- **YOUR INSTRUCTIONS**
Wherever the word "this" turns up in a line of the entries, copy that line.

- **DATA EXCERPTS**
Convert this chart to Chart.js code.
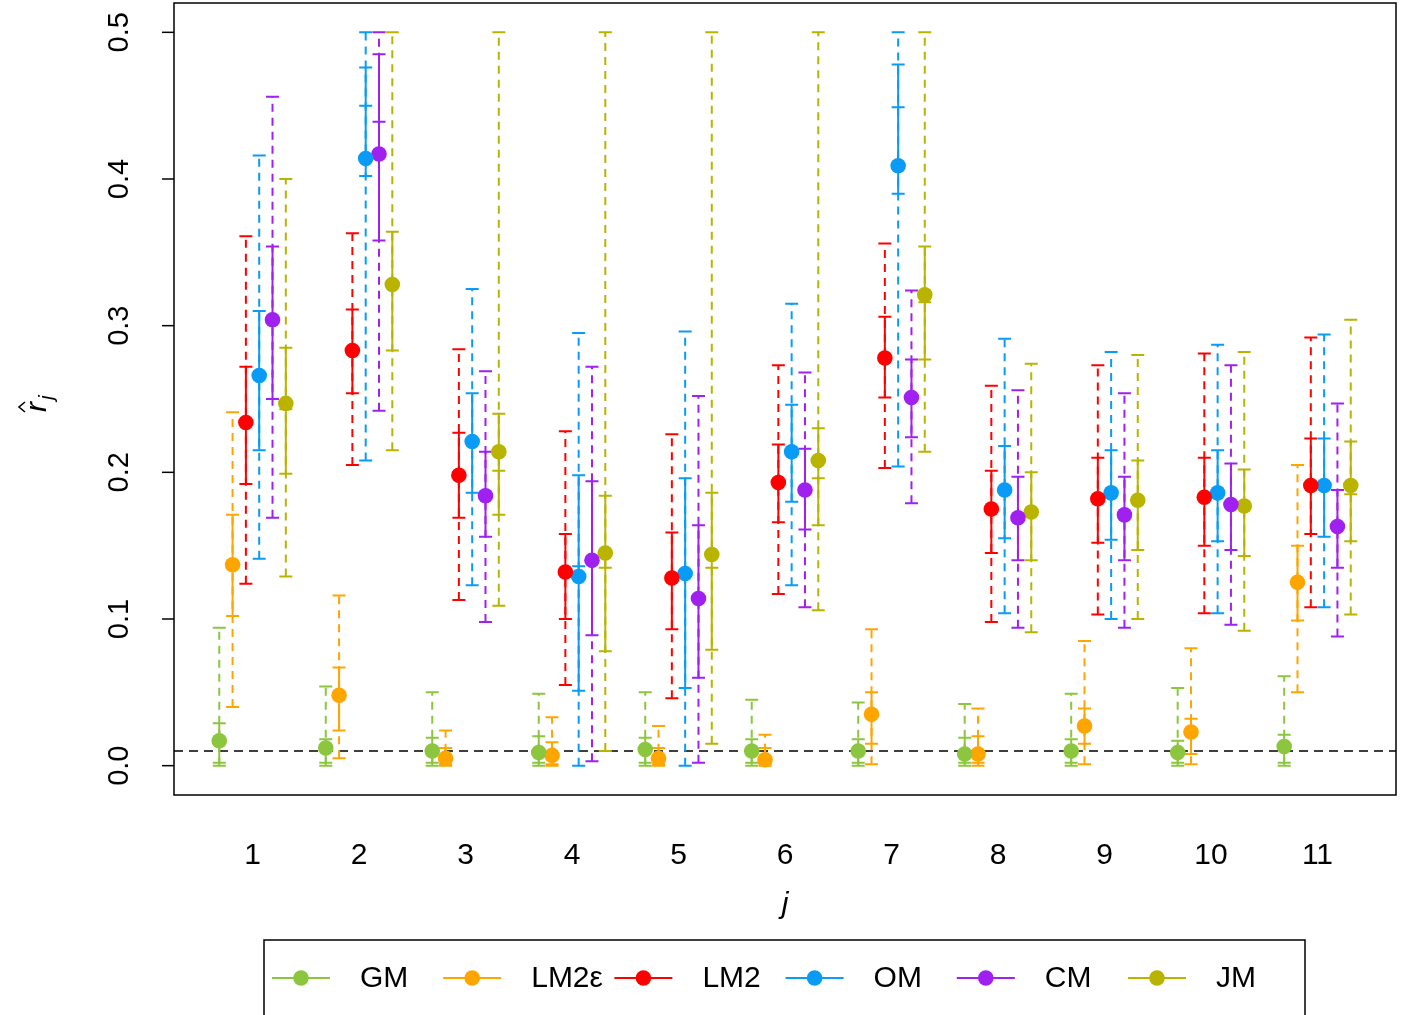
--
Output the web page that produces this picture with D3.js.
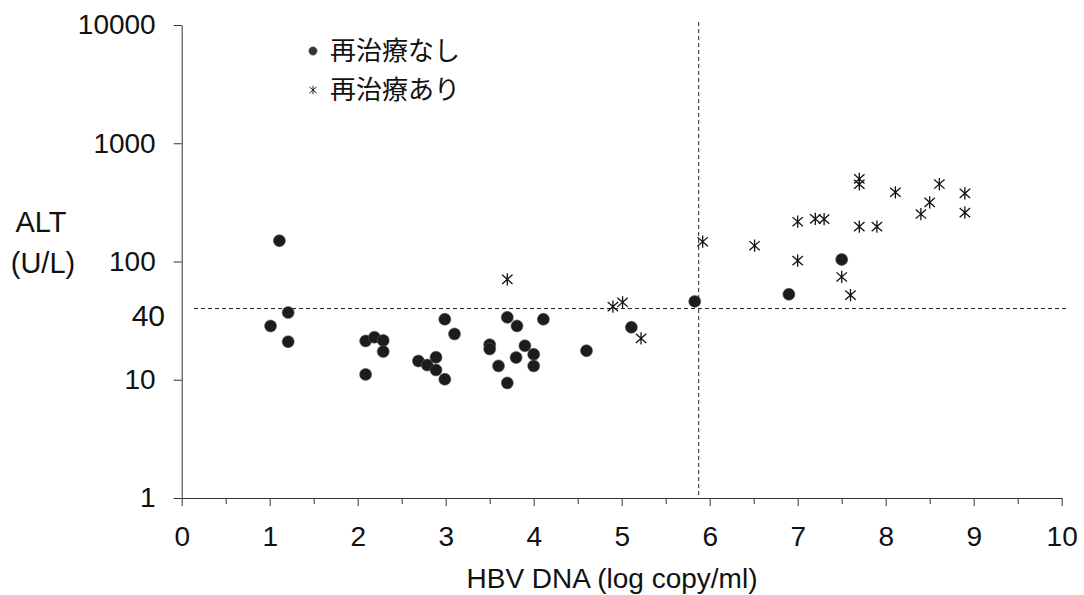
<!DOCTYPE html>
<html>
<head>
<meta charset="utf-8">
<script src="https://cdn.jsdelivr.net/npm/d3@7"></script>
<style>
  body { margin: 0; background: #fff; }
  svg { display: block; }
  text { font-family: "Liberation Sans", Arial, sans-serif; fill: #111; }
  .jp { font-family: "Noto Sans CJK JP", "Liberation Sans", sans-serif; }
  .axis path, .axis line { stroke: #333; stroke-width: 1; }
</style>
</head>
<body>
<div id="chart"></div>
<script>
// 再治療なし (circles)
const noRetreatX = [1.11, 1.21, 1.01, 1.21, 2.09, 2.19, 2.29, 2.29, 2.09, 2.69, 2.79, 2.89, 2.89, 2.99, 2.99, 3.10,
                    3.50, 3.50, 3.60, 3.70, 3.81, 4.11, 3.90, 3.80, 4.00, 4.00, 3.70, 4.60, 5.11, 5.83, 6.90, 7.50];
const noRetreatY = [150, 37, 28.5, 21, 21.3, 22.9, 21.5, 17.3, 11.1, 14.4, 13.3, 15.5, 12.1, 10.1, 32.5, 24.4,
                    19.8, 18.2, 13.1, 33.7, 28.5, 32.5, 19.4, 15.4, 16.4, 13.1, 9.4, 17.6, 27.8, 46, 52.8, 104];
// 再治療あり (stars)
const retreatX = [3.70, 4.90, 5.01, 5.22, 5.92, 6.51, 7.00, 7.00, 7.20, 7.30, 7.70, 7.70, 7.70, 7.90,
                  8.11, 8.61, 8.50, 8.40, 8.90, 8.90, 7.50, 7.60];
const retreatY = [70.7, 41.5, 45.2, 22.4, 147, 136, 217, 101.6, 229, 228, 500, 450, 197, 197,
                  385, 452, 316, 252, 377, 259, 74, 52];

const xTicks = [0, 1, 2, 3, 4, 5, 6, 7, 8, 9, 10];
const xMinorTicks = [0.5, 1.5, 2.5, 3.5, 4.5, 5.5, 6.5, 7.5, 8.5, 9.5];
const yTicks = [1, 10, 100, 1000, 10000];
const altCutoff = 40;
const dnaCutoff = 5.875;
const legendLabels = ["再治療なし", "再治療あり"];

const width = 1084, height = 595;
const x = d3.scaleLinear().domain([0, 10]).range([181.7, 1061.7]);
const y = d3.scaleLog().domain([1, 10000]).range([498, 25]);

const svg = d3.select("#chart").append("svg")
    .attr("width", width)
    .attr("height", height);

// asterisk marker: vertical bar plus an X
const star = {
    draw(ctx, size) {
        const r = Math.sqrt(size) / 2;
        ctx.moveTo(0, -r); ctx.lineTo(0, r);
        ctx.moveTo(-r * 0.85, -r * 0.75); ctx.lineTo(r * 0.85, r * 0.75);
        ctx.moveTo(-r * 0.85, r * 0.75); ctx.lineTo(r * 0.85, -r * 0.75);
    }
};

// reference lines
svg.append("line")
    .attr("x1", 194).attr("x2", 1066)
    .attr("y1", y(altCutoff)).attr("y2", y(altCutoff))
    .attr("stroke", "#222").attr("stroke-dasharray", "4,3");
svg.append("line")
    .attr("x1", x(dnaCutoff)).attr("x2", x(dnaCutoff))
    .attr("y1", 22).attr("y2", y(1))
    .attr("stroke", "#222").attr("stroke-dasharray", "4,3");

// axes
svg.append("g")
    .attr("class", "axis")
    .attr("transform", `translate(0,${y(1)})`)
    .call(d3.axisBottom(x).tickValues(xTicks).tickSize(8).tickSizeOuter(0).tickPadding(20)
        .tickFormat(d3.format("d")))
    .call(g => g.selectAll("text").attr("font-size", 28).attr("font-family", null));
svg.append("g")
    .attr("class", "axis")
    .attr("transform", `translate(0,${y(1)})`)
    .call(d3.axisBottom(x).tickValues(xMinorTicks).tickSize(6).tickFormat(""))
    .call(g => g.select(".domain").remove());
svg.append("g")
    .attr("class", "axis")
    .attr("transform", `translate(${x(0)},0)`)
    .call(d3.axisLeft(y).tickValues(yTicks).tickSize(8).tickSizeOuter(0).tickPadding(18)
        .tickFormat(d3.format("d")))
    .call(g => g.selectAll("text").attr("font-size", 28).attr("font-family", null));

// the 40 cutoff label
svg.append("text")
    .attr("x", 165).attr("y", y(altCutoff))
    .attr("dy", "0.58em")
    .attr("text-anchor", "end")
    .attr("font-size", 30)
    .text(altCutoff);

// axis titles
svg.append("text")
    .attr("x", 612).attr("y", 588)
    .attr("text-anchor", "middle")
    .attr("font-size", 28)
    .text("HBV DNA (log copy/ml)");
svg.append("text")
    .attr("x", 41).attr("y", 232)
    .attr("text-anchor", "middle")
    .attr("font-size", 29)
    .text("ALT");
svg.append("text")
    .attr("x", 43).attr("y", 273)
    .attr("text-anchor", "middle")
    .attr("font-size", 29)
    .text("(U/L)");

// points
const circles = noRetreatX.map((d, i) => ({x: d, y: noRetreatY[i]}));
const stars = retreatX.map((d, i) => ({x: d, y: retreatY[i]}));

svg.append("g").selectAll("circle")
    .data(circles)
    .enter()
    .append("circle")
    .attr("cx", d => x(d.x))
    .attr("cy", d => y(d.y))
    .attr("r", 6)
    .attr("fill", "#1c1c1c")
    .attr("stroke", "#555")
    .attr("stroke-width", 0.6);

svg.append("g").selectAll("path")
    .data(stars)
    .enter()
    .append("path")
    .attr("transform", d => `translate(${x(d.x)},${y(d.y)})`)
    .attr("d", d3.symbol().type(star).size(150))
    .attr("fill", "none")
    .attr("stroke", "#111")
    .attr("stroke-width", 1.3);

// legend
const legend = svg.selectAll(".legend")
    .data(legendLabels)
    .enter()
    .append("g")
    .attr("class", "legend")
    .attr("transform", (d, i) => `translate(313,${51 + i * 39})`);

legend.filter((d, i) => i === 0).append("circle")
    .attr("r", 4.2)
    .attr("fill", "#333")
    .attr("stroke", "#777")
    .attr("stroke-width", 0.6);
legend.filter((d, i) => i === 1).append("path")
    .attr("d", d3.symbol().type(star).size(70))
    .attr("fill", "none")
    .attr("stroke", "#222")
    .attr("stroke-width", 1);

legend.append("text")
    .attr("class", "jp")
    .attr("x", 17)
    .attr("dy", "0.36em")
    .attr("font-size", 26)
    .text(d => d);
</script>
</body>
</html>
--
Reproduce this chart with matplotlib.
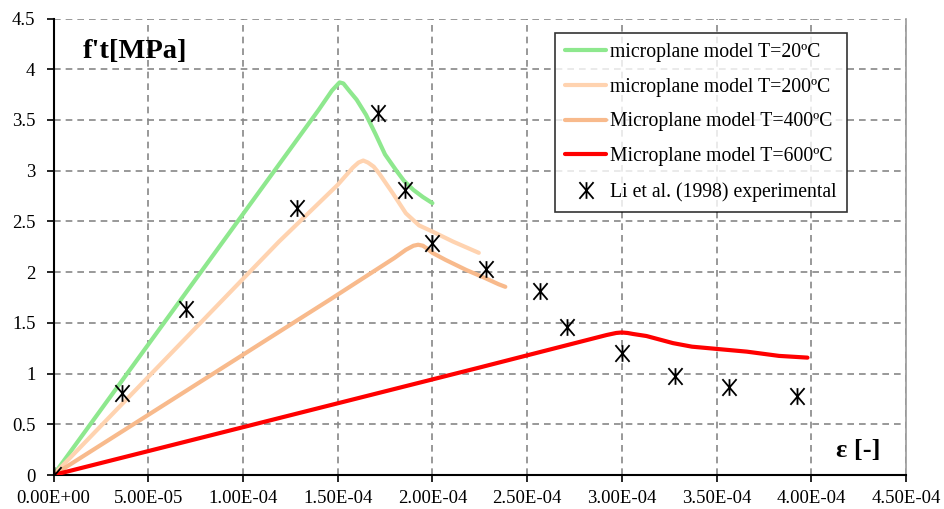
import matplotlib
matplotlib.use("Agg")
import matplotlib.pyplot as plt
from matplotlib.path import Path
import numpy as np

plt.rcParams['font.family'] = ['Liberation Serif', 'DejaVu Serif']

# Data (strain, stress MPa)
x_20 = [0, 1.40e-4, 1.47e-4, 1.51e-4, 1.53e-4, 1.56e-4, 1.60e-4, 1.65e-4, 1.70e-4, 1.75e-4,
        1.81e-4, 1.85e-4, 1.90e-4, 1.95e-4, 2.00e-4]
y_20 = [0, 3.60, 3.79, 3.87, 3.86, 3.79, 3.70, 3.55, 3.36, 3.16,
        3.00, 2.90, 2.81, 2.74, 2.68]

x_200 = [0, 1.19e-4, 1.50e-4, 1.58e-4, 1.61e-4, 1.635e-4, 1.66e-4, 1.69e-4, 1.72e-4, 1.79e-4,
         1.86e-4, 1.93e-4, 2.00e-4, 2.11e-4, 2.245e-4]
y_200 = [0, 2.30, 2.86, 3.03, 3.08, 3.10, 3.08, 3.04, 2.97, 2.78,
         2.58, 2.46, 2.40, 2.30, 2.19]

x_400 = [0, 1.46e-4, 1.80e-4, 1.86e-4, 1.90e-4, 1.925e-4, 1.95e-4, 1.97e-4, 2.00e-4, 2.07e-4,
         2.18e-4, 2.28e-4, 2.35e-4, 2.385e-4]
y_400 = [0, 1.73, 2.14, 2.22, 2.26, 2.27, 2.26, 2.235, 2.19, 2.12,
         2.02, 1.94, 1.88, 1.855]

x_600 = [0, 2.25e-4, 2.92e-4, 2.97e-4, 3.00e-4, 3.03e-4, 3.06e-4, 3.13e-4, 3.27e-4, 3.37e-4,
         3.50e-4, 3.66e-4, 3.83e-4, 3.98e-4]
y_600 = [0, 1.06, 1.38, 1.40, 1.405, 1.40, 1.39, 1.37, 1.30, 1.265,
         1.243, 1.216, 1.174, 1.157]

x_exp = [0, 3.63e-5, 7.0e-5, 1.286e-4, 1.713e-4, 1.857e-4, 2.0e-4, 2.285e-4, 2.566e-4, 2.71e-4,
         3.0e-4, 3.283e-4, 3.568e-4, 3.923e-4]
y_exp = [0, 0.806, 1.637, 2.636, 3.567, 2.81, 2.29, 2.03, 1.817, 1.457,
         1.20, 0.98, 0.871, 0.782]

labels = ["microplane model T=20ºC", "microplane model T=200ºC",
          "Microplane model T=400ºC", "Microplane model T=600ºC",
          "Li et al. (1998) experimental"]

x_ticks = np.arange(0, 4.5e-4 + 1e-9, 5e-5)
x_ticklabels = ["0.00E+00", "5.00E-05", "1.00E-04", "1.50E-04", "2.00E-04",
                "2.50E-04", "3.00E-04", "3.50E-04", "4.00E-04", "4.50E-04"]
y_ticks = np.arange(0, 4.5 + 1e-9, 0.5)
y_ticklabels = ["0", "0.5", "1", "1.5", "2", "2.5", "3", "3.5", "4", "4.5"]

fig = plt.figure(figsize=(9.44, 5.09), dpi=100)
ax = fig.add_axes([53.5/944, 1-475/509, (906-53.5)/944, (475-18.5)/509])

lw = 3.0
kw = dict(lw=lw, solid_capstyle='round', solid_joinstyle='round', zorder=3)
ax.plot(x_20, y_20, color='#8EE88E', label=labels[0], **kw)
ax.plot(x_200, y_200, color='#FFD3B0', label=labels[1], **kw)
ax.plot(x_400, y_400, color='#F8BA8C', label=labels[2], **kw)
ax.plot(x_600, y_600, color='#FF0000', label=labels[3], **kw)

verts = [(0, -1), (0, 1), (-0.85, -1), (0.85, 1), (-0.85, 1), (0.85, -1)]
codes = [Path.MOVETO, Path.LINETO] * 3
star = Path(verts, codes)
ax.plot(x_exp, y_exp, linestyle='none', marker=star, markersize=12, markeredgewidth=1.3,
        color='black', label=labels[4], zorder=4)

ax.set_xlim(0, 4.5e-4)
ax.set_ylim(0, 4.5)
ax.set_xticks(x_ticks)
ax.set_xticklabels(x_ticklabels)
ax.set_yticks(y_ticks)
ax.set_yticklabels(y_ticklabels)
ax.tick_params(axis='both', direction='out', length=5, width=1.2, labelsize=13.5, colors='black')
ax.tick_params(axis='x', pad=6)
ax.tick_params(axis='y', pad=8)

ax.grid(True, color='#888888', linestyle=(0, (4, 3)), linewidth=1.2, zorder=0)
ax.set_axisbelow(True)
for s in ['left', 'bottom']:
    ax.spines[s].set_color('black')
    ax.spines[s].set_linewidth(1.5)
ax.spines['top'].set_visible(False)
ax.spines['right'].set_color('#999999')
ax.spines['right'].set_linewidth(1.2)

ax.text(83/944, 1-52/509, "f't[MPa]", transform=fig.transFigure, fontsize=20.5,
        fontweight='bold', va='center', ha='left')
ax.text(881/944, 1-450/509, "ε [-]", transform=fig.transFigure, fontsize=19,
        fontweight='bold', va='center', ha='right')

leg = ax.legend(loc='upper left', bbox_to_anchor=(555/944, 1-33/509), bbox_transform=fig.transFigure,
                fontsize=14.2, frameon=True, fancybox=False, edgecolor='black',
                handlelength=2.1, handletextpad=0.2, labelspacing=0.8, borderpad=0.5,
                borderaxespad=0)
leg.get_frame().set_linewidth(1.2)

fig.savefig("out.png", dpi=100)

- **CORRECT RESPONSE**
Convert this chart to Chart.js code.
Output the web page that produces this picture with D3.js.
Reproduce this chart with matplotlib.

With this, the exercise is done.